うつの話 2

うつ病にかかりやすいとされる性格が昔から知られています。
以下に列挙してみましょう。

生真面目
几帳面
完全主義
頑固、こだわりが強い
頼まれると、いやと言えない

こうして挙げると、なんだか物々しくピンとこないかもしれません。実際うつ病の方にこれらの特徴をぶつけてみると、「私はそんな真面目ではないし、部屋も乱雑でとても几帳面とは言えません」などという答えが返ってくるものです。私生活はともかく、仕事(勉強)に限ればどうかと尋ねてみると、「きちんとやらないと気がすまないし、いいかげんにはできない」という返答。立派な、生真面目几帳面な性格です。これらの性格特徴を持ち、エネルギッシュに活動すると、社会的には仕事のできる人頼りにされる人との評価を受けるでしょう。事実クリニックを訪れるうつ病の方に職場の中で高い地位を得ている人が結構おられます。



性格特徴と社会的地位。しかしこれがまた、うつ病の治療を難しくする要因になりがちです。うつ病の養生において基本となるのは何といっても休養ですが、「仕事に穴を空ける」「職場に大変な迷惑をかける」、「上司(先生)の期待を裏切る」と言った理由をつけて休養を頑なに拒むことが多いのです。主婦の場合も、「妻や母としての役割を放棄できない」と休養に乗り気ではありません。彼らと話していると、自分のためというより職場や人のために、あるいは人間はこうあらねばという人生観のために、自分という歯車があるという風に聞こえてきます。彼らは小さい頃親にくっついて甘える体験が少ないため、影響力のある組織や人物に一体化していこうとする傾向が強いと言われています。これが、他人のためでなく、自分のための休養という考え方の方向転換が一筋縄では進まないゆえんです



近年では、うつ病は、脳内の神経伝達物質の不足状態であると説明されています。私たちが何事かを考えるとき、脳内では神経線維上を電気信号が凄まじいスピードで行きかっています。送電線の中継所のような場所が随所にあり、電気信号を別の神経線維へと伝えていきます。この中継所で信号伝達を司る物質が不足しているために、信号の伝達が滞り、考えが進まない、決断できない、行動できないといったうつ症状が出現すると言われています。したがって、うつ病の治療にはこの脳内の神経伝達物質を補う、抗うつ薬と呼ばれる薬を使用するのが一般的です。しかし治療の第一歩が脳の休養であるのは、薬がなかった頃からの基本であり、新しい刺激を脳に与えていたずらに信号伝達させたくないということです。
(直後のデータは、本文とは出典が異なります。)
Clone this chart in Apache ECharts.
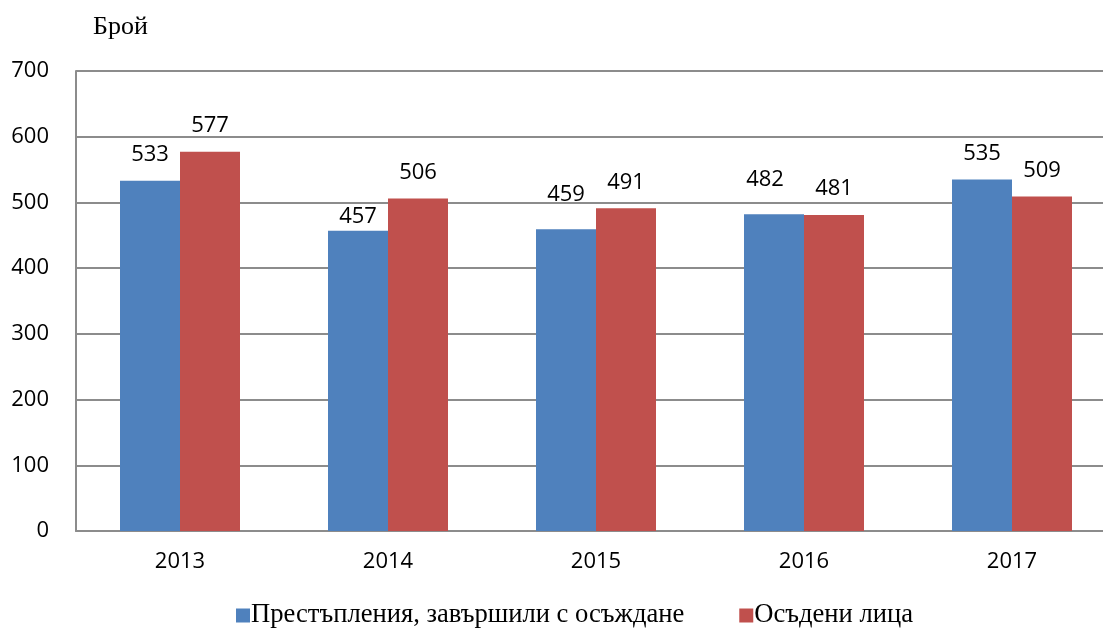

よく、気分が変わるから新しいことに挑戦してみては、といったアドバイスをうつ病の初期の方にする人がいますが、百害あって一利なしです。



さて、うつ病発症のきっかけについても、数々のライフイベントが挙げられています。

転勤、人事異動、昇進、開店
引越、新築、町内会・PTA役付
結婚、妊娠、出産、更年期
転校、受験、入学

これらは、人生における転換期を意味しています。「うつ」という言葉から、「苦しい」状況を連想しがちですが、意外に幸せといえる状況の多いことに気づかされるでしょう。幸せの中で、彼らは期待に応えようとする強い役割意識や責任感を持っています。また、変化した生活状況や人間関係に早くしっくりと馴染もう、一体化しようと必死になっています。良き上司になるため、良き嫁になるため、良き母になるため良き隣人になるために。「まあボチボチと、気負わずゆっくりマイペースで」なんてできない性分なのです。うつ病はすでにかなり頑張った結果であるわけなので「気を張って、もうひと頑張り」などという励ましが的外れなばかりか、有害な追い詰めになることがお分かりいただけると思います。